Search for a chemical by its CAS number.

search_InChI(InChI[, autoload])

Search for a chemical by its InChI string.

search_InChI_key(InChI_key[, autoload])

Search for a chemical by its InChI key.

search_formula(formula[, autoload])

Search for a chemical by its serialized formula.

search_name(name[, autoload])

Search for a chemical by its name.

search_pubchem(pubchem[, autoload])

Search for a chemical by its pubchem number.

search_smiles(smiles[, autoload])

Search for a chemical by its smiles string.

chemicals.identifiers.get_pubchem_db()[source]

Helper function to delay the creation of the pubchem_db object.

This avoids loading the database when it is not needed.

Chemical Groups

It is convenient to tag some chemicals with labels like “refrigerant”, or in a certain database or not.

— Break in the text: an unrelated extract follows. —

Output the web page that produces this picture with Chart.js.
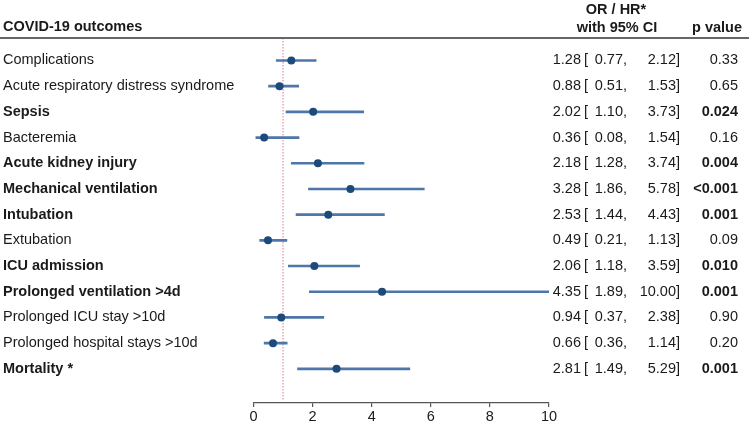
<!DOCTYPE html>
<html>
<head>
<meta charset="utf-8">
<script src="https://cdn.jsdelivr.net/npm/chart.js@4/dist/chart.umd.min.js"></script>
<style>
html,body{margin:0;padding:0;background:#fff;}
#wrap{width:750px;height:424px;position:relative;}
</style>
</head>
<body>
<div id="wrap"><canvas id="c" width="750" height="424"></canvas></div>
<script>
const outcomes = ['Complications','Acute respiratory distress syndrome','Sepsis','Bacteremia','Acute kidney injury','Mechanical ventilation','Intubation','Extubation','ICU admission','Prolonged ventilation >4d','Prolonged ICU stay >10d','Prolonged hospital stays >10d','Mortality *'];
const estimate = [1.28,0.88,2.02,0.36,2.18,3.28,2.53,0.49,2.06,4.35,0.94,0.66,2.81];
const lower    = [0.77,0.51,1.10,0.08,1.28,1.86,1.44,0.21,1.18,1.89,0.37,0.36,1.49];
const upper    = [2.12,1.53,3.73,1.54,3.74,5.78,4.43,1.13,3.59,10.00,2.38,1.14,5.29];
const pValues  = ['0.33','0.65','0.024','0.16','0.004','<0.001','0.001','0.09','0.010','0.001','0.90','0.20','0.001'];
const significant = [false,false,true,false,true,true,true,false,true,true,false,false,true];
const xTicks = [0,2,4,6,8,10];
const refValue = 1;

const FONT = '"Liberation Sans", Arial, sans-serif';
const TXT = '#1a1a1a';

const textPlugin = {
  id: 'forestText',
  afterDraw(chart) {
    const ctx = chart.ctx;
    const ys = chart.scales.y;
    ctx.save();
    ctx.fillStyle = TXT;
    ctx.textBaseline = 'middle';
    ctx.font = 'bold 14.5px ' + FONT;
    ctx.textAlign = 'left';
    ctx.fillText('COVID-19 outcomes', 3, 27);
    ctx.textAlign = 'center';
    ctx.fillText('OR / HR*', 616, 10);
    ctx.fillText('with 95% CI', 617, 28);
    ctx.textAlign = 'right';
    ctx.fillText('p value', 742, 28);
    ctx.strokeStyle = '#666';
    ctx.lineWidth = 2;
    ctx.beginPath();
    ctx.moveTo(0, 38);
    ctx.lineTo(749, 38);
    ctx.stroke();
    outcomes.forEach((_, i) => {
      const y = ys.getPixelForValue(i + 1);
      ctx.font = '14.5px ' + FONT;
      ctx.textAlign = 'right';
      ctx.fillText(estimate[i].toFixed(2), 581, y);
      ctx.textAlign = 'left';
      ctx.fillText('[', 584, y);
      ctx.textAlign = 'right';
      ctx.fillText(lower[i].toFixed(2) + ',', 627, y);
      ctx.fillText(upper[i].toFixed(2) + ']', 680, y);
      ctx.font = (significant[i] ? 'bold ' : '') + '14.5px ' + FONT;
      ctx.fillText(pValues[i], 738, y);
    });
    ctx.restore();
  }
};

new Chart(document.getElementById('c'), {
  type: 'scatter',
  data: {
    datasets: [
      {
        type: 'line',
        data: [{x: refValue, y: 0.125}, {x: refValue, y: 14.2}],
        borderColor: '#e8768c',
        borderWidth: 1,
        borderDash: [1.5, 1.5],
        pointRadius: 0,
        order: 3
      },
      {
        type: 'bar',
        indexAxis: 'y',
        data: outcomes.map((_, i) => ({y: i + 1, x: [lower[i], upper[i]]})),
        backgroundColor: '#4e76a8',
        borderWidth: 0,
        barThickness: 2,
        order: 2
      },
      {
        type: 'scatter',
        data: outcomes.map((_, i) => ({x: estimate[i], y: i + 1})),
        backgroundColor: '#1c4a7b',
        borderColor: '#1c4a7b',
        pointRadius: 4,
        borderWidth: 0,
        order: 1
      }
    ]
  },
  options: {
    responsive: false,
    animation: false,
    devicePixelRatio: 1,
    layout: {padding: {left: 3, right: 201, top: 38, bottom: 0}},
    plugins: {legend: {display: false}, tooltip: {enabled: false}},
    scales: {
      x: {
        type: 'linear',
        min: 0, max: 10,
        offset: false,
        afterBuildTicks: (s) => { s.ticks = xTicks.map(v => ({value: v})); },
        afterFit: (s) => { s.height = 21; },
        grid: {drawOnChartArea: false, offset: false, color: '#555', tickLength: 4, lineWidth: 1.2},
        border: {display: true, color: '#555', width: 1.2},
        ticks: {color: TXT, font: {family: FONT, size: 14.5}, padding: 1, maxRotation: 0}
      },
      y: {
        type: 'linear',
        reverse: true,
        offset: false,
        min: 0.125, max: 14.33,
        afterBuildTicks: (s) => { s.ticks = outcomes.map((_, i) => ({value: i + 1})); },
        afterFit: (s) => { s.width = 250.5; s.paddingTop = 0; s.paddingBottom = 0; },
        grid: {display: false, offset: false},
        border: {display: false},
        ticks: {
          crossAlign: 'far',
          color: TXT,
          callback: (v) => outcomes[v - 1] || '',
          font: (ctx) => ({family: FONT, size: 14.5, weight: (ctx.tick && significant[ctx.tick.value - 1]) ? 'bold' : 'normal'})
        }
      }
    }
  },
  plugins: [textPlugin]
});
</script>
</body>
</html>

The following chemical groups are available.

chemicals.identifiers.cryogenics = {'132259-10-0': 'Air', '1333-74-0': 'hydrogen', '630-08-0': 'carbon monoxide', '74-82-8': 'methane', '7439-90-9': 'krypton', '7440-01-9': 'neon', '7440-37-1': 'Argon', '7440-59-7': 'helium', '7440-63-3': 'xenon', '7727-37-9': 'nitrogen', '7782-39-0': 'deuterium', '7782-41-4': 'fluorine', '7782-44-7': 'oxygen'}
chemicals.identifiers.inerts = {'10043-92-2': 'radon', '10102-43-9': 'Nitric Oxide', '10102-44-0': 'Nitrogen Dioxide', '124-38-9': 'Carbon Dioxide', '132259-10-0': 'Air', '7439-90-9': 'krypton', '7440-01-9': 'Neon', '7440-37-1': 'Argon', '7440-59-7': 'Helium', '7440-63-3': 'Xenon', '7727-37-9': 'Nitrogen', '7732-18-5': 'water', '7782-41-4': 'fluorine', '7782-44-7': 'Oxygen', '7782-50-5': 'chlorine'}
chemicals.identifiers.dippr_compounds()[source]

Loads and returns a set of compounds known in the DIPPR database. This can be useful for knowing if a chemical is of industrial relevance.

Returns
dippr_compoundsset([str])

A set of CAS numbers from the 2014 edition of the DIPPR database.